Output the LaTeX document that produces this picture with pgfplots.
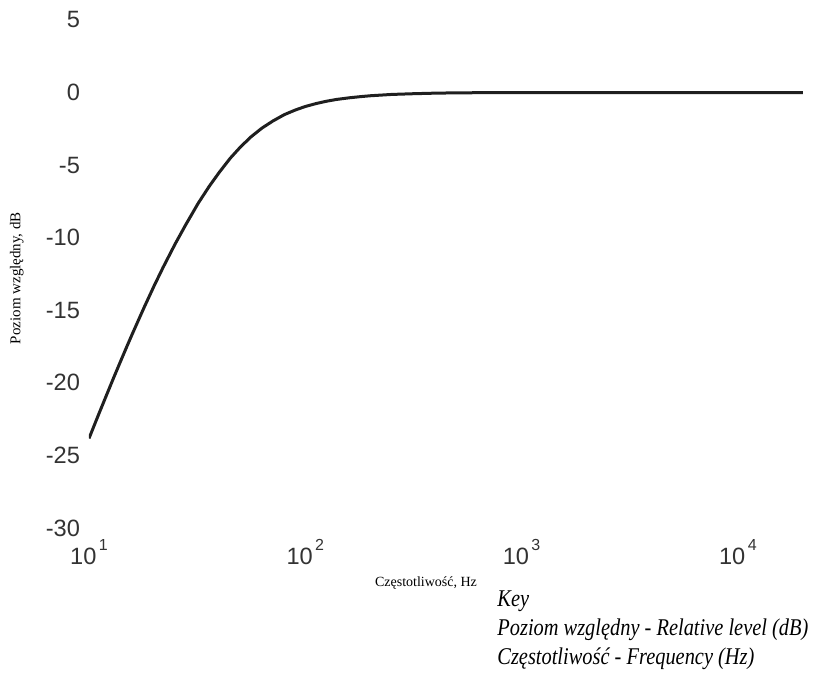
\documentclass[border=0pt]{standalone}
\usepackage{fontspec}
\setmainfont{Liberation Sans}
\newfontfamily\serif{Liberation Serif}
\usepackage{pgfplots}
\pgfplotsset{compat=1.18}

\pgfplotstableread{
f      db
10     -23.83
11     -22.29
12     -20.91
13     -19.65
14     -18.51
15     -17.46
16     -16.50
18     -14.79
20     -13.32
22     -12.05
25     -10.44
28     -9.11
32     -7.62
36     -6.45
40     -5.50
45     -4.52
50     -3.77
56     -3.06
63     -2.45
71     -1.95
80     -1.52
90     -1.20
100    -0.96
112    -0.76
125    -0.60
140    -0.47
160    -0.36
180    -0.28
200    -0.22
250    -0.13
315    -0.08
400    -0.04
500    -0.02
630    -0.01
800    0
1000   0
2000   0
5000   0
10000  0
20000  0
}\rlbcurve

\begin{document}
\begin{tikzpicture}
\useasboundingbox (-44.5pt,-72.5pt) rectangle (363pt,264pt);
\begin{semilogxaxis}[
  at={(0,0)}, anchor=south west,
  scale only axis,
  width=357pt, height=254pt,
  xmin=10, xmax=20000,
  ymin=-30, ymax=5,
  axis line style={draw=none},
  tick style={draw=none},
  major tick length=0pt,
  xtick={10,100,1000,10000},
  xticklabels={10\hspace{1.2pt}\raisebox{7pt}{\fontsize{8}{8}\selectfont 1},
               10\hspace{1.2pt}\raisebox{7pt}{\fontsize{8}{8}\selectfont 2},
               10\hspace{1.2pt}\raisebox{7pt}{\fontsize{8}{8}\selectfont 3},
               10\hspace{1.2pt}\raisebox{7pt}{\fontsize{8}{8}\selectfont 4}},
  ytick={-30,-25,...,5},
  /pgf/number format/assume math mode=true,
  ticklabel style={font=\fontsize{11.8}{12}\selectfont, color=black!80},
  xticklabel style={yshift=-2pt},
  yticklabel style={xshift=-1pt},
  xlabel={Częstotliwość, Hz},
  xlabel style={font=\serif\fontsize{7}{8}\selectfont,
    at={(axis description cs:0.472,0)}, anchor=base, yshift=-29.5pt},
  ylabel={Poziom względny, dB},
  ylabel style={font=\serif\fontsize{7.5}{8}\selectfont,
    at={(axis description cs:-0.101,0.492)}, anchor=center},
]
\addplot[color=black!88, line width=1.5pt, line join=round] table[x=f, y=db] {\rlbcurve};
\end{semilogxaxis}
\begin{scope}[every node/.style={anchor=base west, inner sep=0pt,
    font=\serif\itshape\fontsize{12}{13}\selectfont}]
\node at (204pt,-39.5pt) {\scalebox{0.85}[1]{Key}};
\node at (204pt,-54pt) {\scalebox{0.85}[1]{Poziom względny - Relative level (dB)}};
\node at (204pt,-68.5pt) {\scalebox{0.85}[1]{Częstotliwość - Frequency (Hz)}};
\end{scope}
\end{tikzpicture}
\end{document}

....

**Short problem**
Reproduce the material word for word, minus the images.

**Worked solution**
Output the LaTeX document that produces this picture with pgfplots.
\documentclass[border=0pt]{standalone}
\usepackage{fontspec}
\setmainfont{Liberation Sans}
\newfontfamily\serif{Liberation Serif}
\usepackage{pgfplots}
\pgfplotsset{compat=1.18}

\pgfplotstableread{
f      db
10     -23.83
11     -22.29
12     -20.91
13     -19.65
14     -18.51
15     -17.46
16     -16.50
18     -14.79
20     -13.32
22     -12.05
25     -10.44
28     -9.11
32     -7.62
36     -6.45
40     -5.50
45     -4.52
50     -3.77
56     -3.06
63     -2.45
71     -1.95
80     -1.52
90     -1.20
100    -0.96
112    -0.76
125    -0.60
140    -0.47
160    -0.36
180    -0.28
200    -0.22
250    -0.13
315    -0.08
400    -0.04
500    -0.02
630    -0.01
800    0
1000   0
2000   0
5000   0
10000  0
20000  0
}\rlbcurve

\begin{document}
\begin{tikzpicture}
\useasboundingbox (-44.5pt,-72.5pt) rectangle (363pt,264pt);
\begin{semilogxaxis}[
  at={(0,0)}, anchor=south west,
  scale only axis,
  width=357pt, height=254pt,
  xmin=10, xmax=20000,
  ymin=-30, ymax=5,
  axis line style={draw=none},
  tick style={draw=none},
  major tick length=0pt,
  xtick={10,100,1000,10000},
  xticklabels={10\hspace{1.2pt}\raisebox{7pt}{\fontsize{8}{8}\selectfont 1},
               10\hspace{1.2pt}\raisebox{7pt}{\fontsize{8}{8}\selectfont 2},
               10\hspace{1.2pt}\raisebox{7pt}{\fontsize{8}{8}\selectfont 3},
               10\hspace{1.2pt}\raisebox{7pt}{\fontsize{8}{8}\selectfont 4}},
  ytick={-30,-25,...,5},
  /pgf/number format/assume math mode=true,
  ticklabel style={font=\fontsize{11.8}{12}\selectfont, color=black!80},
  xticklabel style={yshift=-2pt},
  yticklabel style={xshift=-1pt},
  xlabel={Częstotliwość, Hz},
  xlabel style={font=\serif\fontsize{7}{8}\selectfont,
    at={(axis description cs:0.472,0)}, anchor=base, yshift=-29.5pt},
  ylabel={Poziom względny, dB},
  ylabel style={font=\serif\fontsize{7.5}{8}\selectfont,
    at={(axis description cs:-0.101,0.492)}, anchor=center},
]
\addplot[color=black!88, line width=1.5pt, line join=round] table[x=f, y=db] {\rlbcurve};
\end{semilogxaxis}
\begin{scope}[every node/.style={anchor=base west, inner sep=0pt,
    font=\serif\itshape\fontsize{12}{13}\selectfont}]
\node at (204pt,-39.5pt) {\scalebox{0.85}[1]{Key}};
\node at (204pt,-54pt) {\scalebox{0.85}[1]{Poziom względny - Relative level (dB)}};
\node at (204pt,-68.5pt) {\scalebox{0.85}[1]{Częstotliwość - Frequency (Hz)}};
\end{scope}
\end{tikzpicture}
\end{document}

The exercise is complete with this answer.